I've been following these last few posts with interest. I like nothing better than watching strife and tetchyness between Catholics who should be on the same side...being the original lazy arsed sloth, and by far the most accomplished one at that, it is my great pleasure to do nothing and watch my work being done for me. Well, it was originally my work that meant that people lost the ability to comprehend each other, so I have to take some credit for it. A little pat on the back for yours truly, I have this amazing ability to do my own work even without doing it. I'm just so fantastic, don't you think.
I'll tell you what I hate though. What I hate most about mortal man is priests. They should be all mine but they are not. They are a bunch of weak, pathetic, insecure, vulnerable men and I love to torment them, but so few of them fall, it makes me quite mad. Mind you, I'm not always lazy, what makes me really livid and really fires me up is a very holy priest and for him I'll even venture onto the sanctuary (do you know how foul that place is, the stench nearly does for me). I can give him sudden violent pain, I can make the text in the Missal wobble comically before his eyes, I can suggest highly inappropriate thoughts and images, and I can induce blackness, emptyness and unbelief. I do most of my damage to him in the presbytery but a little nudge in the sanctuary really brings him down. A moments distraction in his prayer and whap, in I go.

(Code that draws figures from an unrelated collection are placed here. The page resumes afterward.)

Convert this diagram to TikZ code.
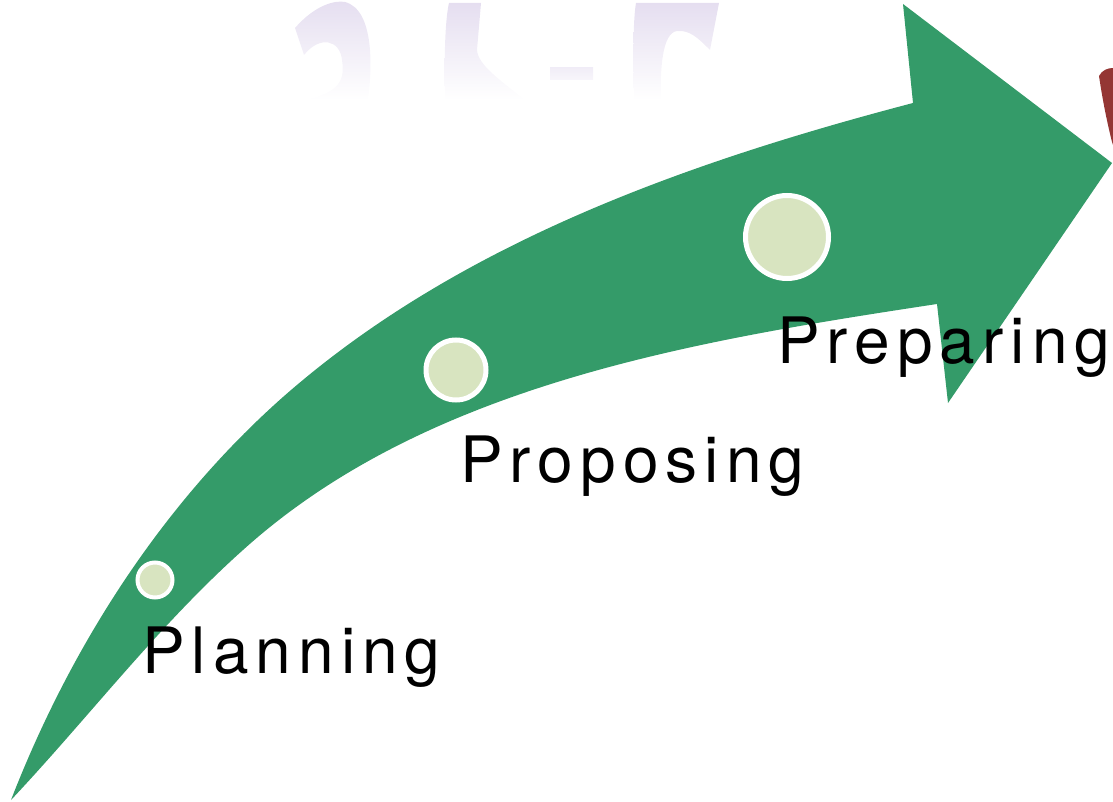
\documentclass[tikz,border=0pt]{standalone}
\usepackage{fontspec}
\newfontfamily\lblfont[LetterSpace=11]{TeX Gyre Heros}
\usetikzlibrary{shapes.geometric}
\definecolor{arrowgreen}{RGB}{52,155,105}
\definecolor{dotfill}{RGB}{216,228,192}
\definecolor{wmark}{RGB}{229,222,240}
\definecolor{wmarkmid}{RGB}{241,237,247}
\definecolor{redbar}{RGB}{148,54,52}
\tikzset{
  stepdot/.style={circle, fill=dotfill, draw=white, inner sep=0pt},
  steplabel/.style={anchor=base west, inner sep=0pt, font=\lblfont\fontsize{64}{70}\selectfont, text=black},
  wm/.style={top color=wmark, middle color=wmarkmid, bottom color=white, draw=none}
}
\begin{document}
\begin{tikzpicture}[x=1pt, y=-1pt]
\path[use as bounding box] (0,0) rectangle (1113,802);
% faint watermark shapes
\shade[wm] (295,28) .. controls (315,5) and (335,0) .. (345,2) .. controls (375,10) and (372,70) .. (368,100) -- (305,100) .. controls (340,92) and (345,80) .. (342,60) .. controls (340,40) and (320,35) .. (304,55) -- cycle;
\shade[wm] (449,3) -- (481,3) -- (477,50) .. controls (478,65) and (500,80) .. (525,100) -- (445,100) .. controls (444,60) and (445,20) .. cycle;
\shade[top color=wmarkmid, bottom color=white!50!wmarkmid, draw=none] (550,68) rectangle (593,80);
\shade[wm] (636,3) -- (719,3) -- (710,50) .. controls (698,38) and (690,30) .. (677,31) .. controls (662,33) and (660,70) .. (661,100) -- (634,100) .. controls (633,60) and (633,20) .. cycle;
% red sliver
\fill[redbar] (1099,76) .. controls (1102,70) and (1108,68) .. (1113,68) -- (1113,145) -- (1112,142) .. controls (1106,118) and (1102,96) .. cycle;
% main arrow
\fill[arrowgreen] (11,800) .. controls (70,648) and (161,505) .. (283,397)
  .. controls (458,243) and (688,162) .. (913,103)
  -- (903,4) -- (1112,163) -- (948,403) -- (937,304)
  .. controls (693,341) and (426,385) .. (243,550)
  .. controls (158,626) and (89,717) .. (11,800) -- cycle;
% dots
\node[stepdot, minimum size=35pt, line width=4pt] (d1) at (155,580) {};
\node[stepdot, minimum size=60pt, line width=5pt] (d2) at (456,370) {};
\node[stepdot, minimum size=83pt, line width=5pt] (d3) at (787,237) {};
% labels
\node[steplabel] (l1) at (142,673) {Planning};
\node[steplabel] (l2) at (460,482) {Proposing};
\node[steplabel] (l3) at (777,363) {Preparing};
\end{tikzpicture}
\end{document}
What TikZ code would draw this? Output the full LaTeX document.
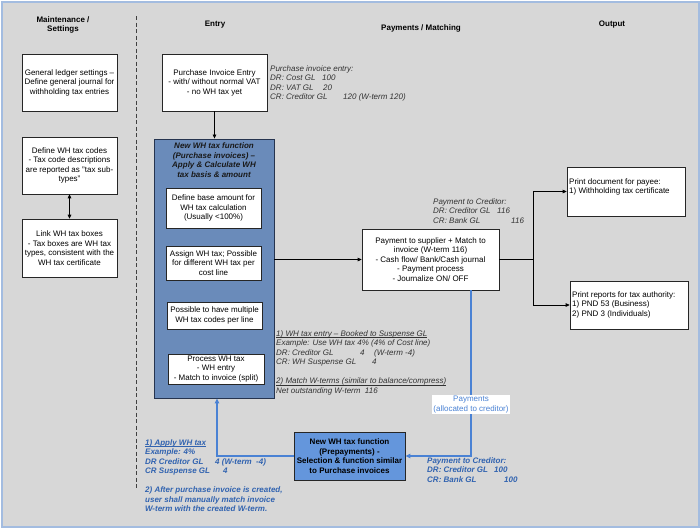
\documentclass[tikz,border=0pt]{standalone}
\usepackage{fontspec}
\setmainfont{Liberation Sans}
\usetikzlibrary{arrows.meta}
\definecolor{bgray}{HTML}{D7D7D7}
\definecolor{frameblue}{HTML}{A3BCE0}
\definecolor{bigblue}{HTML}{6A8BBA}
\definecolor{bigedge}{HTML}{26344F}
\definecolor{preblue}{HTML}{6496DC}
\definecolor{lineblue}{HTML}{4A82D4}
\definecolor{textblue}{HTML}{3163B0}
\definecolor{notegray}{HTML}{333333}
\newcommand\colat[2]{\makebox[#1][l]{#2}}
\newcommand\ulin[1]{\underline{\raisebox{0pt}[\height][0pt]{#1}}}
\begin{document}
\begin{tikzpicture}[x=1pt,y=-1pt,
  font=\fontsize{8}{9.5}\selectfont,
  box/.style={draw=black!85, fill=white, line width=0.7pt, align=center, inner sep=1pt},
  arr/.style={-{Triangle[length=4pt,width=3.6pt]}, line width=0.7pt},
  barr/.style={-{Triangle[length=5pt,width=4.5pt]}, line width=1.1pt, draw=lineblue, color=lineblue},
  note/.style={anchor=north west, align=left, inner sep=0pt, font=\fontsize{8}{9.5}\selectfont\itshape, text=notegray},
  bnote/.style={anchor=north west, align=left, inner sep=0pt, font=\fontsize{8}{9.5}\selectfont\bfseries\itshape, text=textblue},
  head/.style={font=\fontsize{8}{9.5}\selectfont\bfseries, align=center, inner sep=0pt}]
\useasboundingbox (0,0) rectangle (700,528);
\draw[frameblue, line width=2pt, fill=bgray] (1.5,1.5) rectangle (698.5,526.5);

% headers
\node[head] (h1) at (63,25) {Maintenance /\\Settings};
\node[head] (h2) at (215,25) {Entry};
\node[head] (h3) at (421,28) {Payments / Matching};
\node[head] (h4) at (612,25) {Output};

% dashed separator
\coordinate (dtop) at (136,16);
\coordinate (dbot) at (136,490);
\draw[black!75, line width=1pt, dash pattern=on 4pt off 2.5pt] (dtop) -- (dbot);

% maintenance boxes
\node[box, minimum width=95pt, minimum height=57pt] (gl) at (69.5,82.5)
  {General ledger settings –\\Define general journal for\\withholding tax entries};
\node[box, minimum width=95pt, minimum height=57pt] (codes) at (69.5,165.5)
  {Define WH tax codes\\- Tax code descriptions\\are reported as "tax sub-\\types"};
\node[box, minimum width=95pt, minimum height=58pt] (link) at (69.5,248)
  {Link WH tax boxes\\- Tax boxes are WH tax\\types, consistent with the\\WH tax certificate};
\draw[{Triangle[length=4pt,width=3.6pt]}-{Triangle[length=4pt,width=3.6pt]}, line width=0.8pt] (codes.south) -- (link.north);

% entry
\node[box, minimum width=105pt, minimum height=57pt] (pie) at (214.5,82.5)
  {Purchase Invoice Entry\\- with/ without normal VAT\\- no WH tax yet};
\node[note] (n1) at (270,65)
  {Purchase invoice entry:\\
   \colat{52pt}{DR: Cost GL}100\\
   \colat{53pt}{DR: VAT GL}20\\
   \colat{73pt}{CR: Creditor GL}120 (W-term 120)};

\node[draw=bigedge, fill=bigblue, line width=0.9pt, minimum width=120pt, minimum height=259pt, inner sep=0pt] (big) at (214,268.5) {};
\node[anchor=north, align=center, inner sep=0pt, font=\fontsize{8}{9.7}\selectfont\bfseries\itshape, text=black!90] (bigt) at ([yshift=-4pt]big.north)
  {New WH tax function\\(Purchase invoices) –\\Apply \& Calculate WH\\tax basis \& amount};
\node[box, minimum width=95pt, minimum height=40pt] (b1) at (213.5,208)
  {Define base amount for\\WH tax calculation\\(Usually <100\%)};
\node[box, minimum width=95pt, minimum height=34pt] (b2) at (213.5,263)
  {Assign WH tax; Possible\\for different WH tax per\\cost line};
\node[box, minimum width=95pt, minimum height=27pt] (b3) at (214.5,315.5)
  {Possible to have multiple\\WH tax codes per line};
\node[box, minimum width=96pt, minimum height=30pt] (b4) at (216,369)
  {Process WH tax\\- WH entry\\- Match to invoice (split)};

\draw[arr] (pie.south) -- (pie.south |- big.north);

% payments
\node[box, minimum width=137pt, minimum height=61pt] (pay) at (430.5,259.5)
  {Payment to supplier + Match to\\invoice (W-term 116)\\- Cash flow/ Bank/Cash journal\\- Payment process\\- Journalize ON/ OFF};
\node[note] (n2) at (433,198)
  {Payment to Creditor:\\
   \colat{64pt}{DR: Creditor GL}116\\
   \colat{78pt}{CR: Bank GL}116};
\draw[arr] (big.east |- pay.west) -- (pay.west);

\node[note] (n3) at (276,330)
  {\ulin{1) WH tax entry – Booked to Suspense GL}\\
   Example: Use WH tax 4\% (4\% of Cost line)\\
   \colat{84pt}{DR: Creditor GL}\colat{14pt}{4}(W-term -4)\\
   \colat{96pt}{CR: WH Suspense GL}4\\[9.5pt]
   \ulin{2) Match W-terms (similar to balance/compress)}\\
   Net outstanding W-term\ \ 116};

% output
\node[draw=black!85, fill=white, line width=0.7pt, minimum width=118pt, minimum height=49pt, inner sep=0pt] (doc) at (626,191.5) {};
\node[anchor=north west, align=left, inner sep=0pt] (doct) at (569,178)
  {Print document for payee:\\1) Withholding tax certificate};
\node[draw=black!85, fill=white, line width=0.7pt, minimum width=118pt, minimum height=48pt, inner sep=0pt] (rep) at (629,305) {};
\node[anchor=north west, align=left, inner sep=0pt] (rept) at (572,291)
  {Print reports for tax authority:\\1) PND 53 (Business)\\2) PND 3 (Individuals)};
\coordinate (j) at (533,259.5);
\draw[line width=0.7pt] (pay.east) -- (j);
\draw[arr] (j) |- (doc.west);
\draw[arr] (j) |- (rep.west);

% prepayments
\node[draw=black!85, fill=preblue, line width=0.9pt, minimum width=111pt, minimum height=48pt, inner sep=0pt, align=center, font=\fontsize{8}{9.6}\selectfont\bfseries] (pre) at (349.5,456)
  {New WH tax function\\(Prepayments) -\\Selection \& function similar\\to Purchase invoices};
\draw[barr] ([xshift=40.5pt]pay.south) |- node[pos=0.345, fill=white, text=lineblue, inner sep=1.2pt, align=center, font=\fontsize{8}{9.3}\selectfont] (plab) {Payments\\(allocated to creditor)} (pre.east);
\draw[barr] (pre.west) -| ([xshift=3pt]big.south);

\node[bnote] (n4) at (145,439)
  {\ulin{1) Apply WH tax}\\
   Example: 4\%\\
   \colat{70pt}{DR Creditor GL}4 (W-term\ \ -4)\\
   \colat{78pt}{CR Suspense GL}4\\[9.5pt]
   2) After purchase invoice is created,\\
   user shall manually match invoice\\
   W-term with the created W-term.};
\node[bnote] (n5) at (427,457)
  {Payment to Creditor:\\
   \colat{67pt}{DR: Creditor GL}100\\
   \colat{77pt}{CR: Bank GL}100};
\end{tikzpicture}
\end{document}
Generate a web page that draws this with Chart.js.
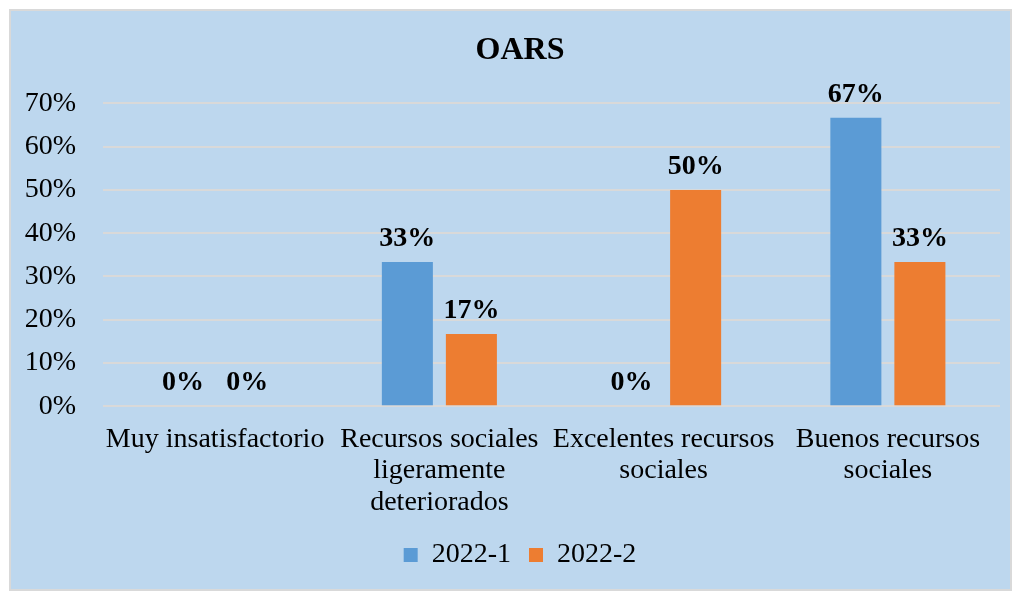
<!DOCTYPE html>
<html>
<head>
<meta charset="utf-8">
<script src="https://cdn.jsdelivr.net/npm/chart.js@4.4.0/dist/chart.umd.min.js"></script>
<style>
html,body{margin:0;padding:0;background:#fff;}
#wrap{width:1016px;height:592px;}
</style>
</head>
<body>
<div id="wrap"><canvas id="c" width="1016" height="592"></canvas></div>
<script>
const categories = [
  ['Muy insatisfactorio'],
  ['Recursos sociales', 'ligeramente', 'deteriorados'],
  ['Excelentes recursos', 'sociales'],
  ['Buenos recursos', 'sociales']
];
const series1 = [0, 33.33, 0, 66.67];   // 2022-1
const series2 = [0, 16.67, 50, 33.33];  // 2022-2
const seriesNames = ['2022-1', '2022-2'];
const yTicks = [0, 10, 20, 30, 40, 50, 60, 70];

const FONT = 'Liberation Serif, "Times New Roman", serif';

const bgPlugin = {
  id: 'bg',
  beforeDraw(chart) {
    const ctx = chart.ctx;
    ctx.save();
    ctx.fillStyle = '#ffffff';
    ctx.fillRect(0, 0, chart.width, chart.height);
    ctx.fillStyle = '#BDD7EE';
    ctx.fillRect(10, 10, 1001, 580);
    ctx.strokeStyle = '#D9D9D9';
    ctx.lineWidth = 2;
    ctx.strokeRect(10, 10, 1001, 580);
    ctx.restore();
  }
};

const labelPlugin = {
  id: 'vlabels',
  afterDatasetsDraw(chart) {
    const ctx = chart.ctx;
    ctx.save();
    ctx.font = 'bold 28px ' + FONT;
    ctx.fillStyle = '#000';
    ctx.textAlign = 'center';
    ctx.textBaseline = 'alphabetic';
    chart.data.datasets.forEach((ds, i) => {
      const meta = chart.getDatasetMeta(i);
      meta.data.forEach((bar, j) => {
        const v = ds.data[j];
        ctx.fillText(Math.round(v) + '%', bar.x, bar.y - 16);
      });
    });
    ctx.restore();
  }
};

new Chart(document.getElementById('c'), {
  type: 'bar',
  data: {
    labels: categories,
    datasets: [
      { label: seriesNames[0], data: series1, backgroundColor: '#5B9BD5', categoryPercentage: 0.571, barPercentage: 0.797 },
      { label: seriesNames[1], data: series2, backgroundColor: '#ED7D31', categoryPercentage: 0.571, barPercentage: 0.797 }
    ]
  },
  options: {
    responsive: false,
    animation: false,
    devicePixelRatio: 1,
    layout: { padding: { left: 24, right: 0, top: 10, bottom: 13 } },
    plugins: {
      title: {
        display: true,
        text: 'OARS',
        color: '#000',
        font: { family: FONT, size: 32, weight: 'bold' },
        padding: { top: 22, bottom: 33 }
      },
      legend: {
        position: 'bottom',
        labels: {
          color: '#000',
          font: { family: FONT, size: 28 },
          boxWidth: 14,
          boxHeight: 14,
          padding: 18
        }
      },
      tooltip: { enabled: false }
    },
    scales: {
      x: {
        grid: { display: false },
        border: { display: false },
        afterFit(scale) { scale.height -= 5; },
        ticks: {
          color: '#000',
          font: { family: FONT, size: 28, lineHeight: 1.14 },
          padding: 9,
          maxRotation: 0,
          autoSkip: false
        }
      },
      y: {
        min: 0,
        max: 70,
        afterFit(scale) { scale.width = 79; },
        afterBuildTicks(scale) { scale.ticks = yTicks.map(v => ({ value: v })); },
        grid: { color: '#D9D9D9', lineWidth: 2, drawTicks: false },
        border: { display: false },
        ticks: {
          color: '#000',
          font: { family: FONT, size: 28 },
          padding: 27,
          callback: v => v + '%'
        }
      },
      yRight: {
        position: 'right',
        min: 0,
        max: 70,
        afterFit(scale) { scale.width = 16; },
        grid: { display: false, drawTicks: false },
        border: { display: false },
        ticks: { display: false }
      }
    }
  },
  plugins: [bgPlugin, labelPlugin]
});
</script>
</body>
</html>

I also hate children, I mean really hate them. Why do people still bother having them? What are they for? Still, they sometimes unwittingly add to my mirth, sweet little dears. I'll give you an example. There is a priest I know, who is pretty low. He feels let down by his bishop, he feels totally over worked, and he is very lonely. When I've worked him up to a high level of self pity he really is a complete wretch and then I drop the killer suggestion to him your parish don't even respect you, it doesn't matter how often you ask for fractious children to be taken out at Mass, they never are, they're ruining it for you aren't they, nothing is beautiful anymore, nothing feels sacred, there are no spiritual consolations, everything is drudgery, oh and you are sooo lonely, why not give it all up, eh? The man is a living wreck AND he's losing his faith. SCORE!!! Well not quite. He doggedly clings to his priesthood, but I'm working on that. Every time a child misbehaves during Mass, I'm just stand at the back laughing at this priest and say nothing to do with me mate, you're feeling sooo bad and soooo unloved and it soooo has nothing to do with me. Haa Haa!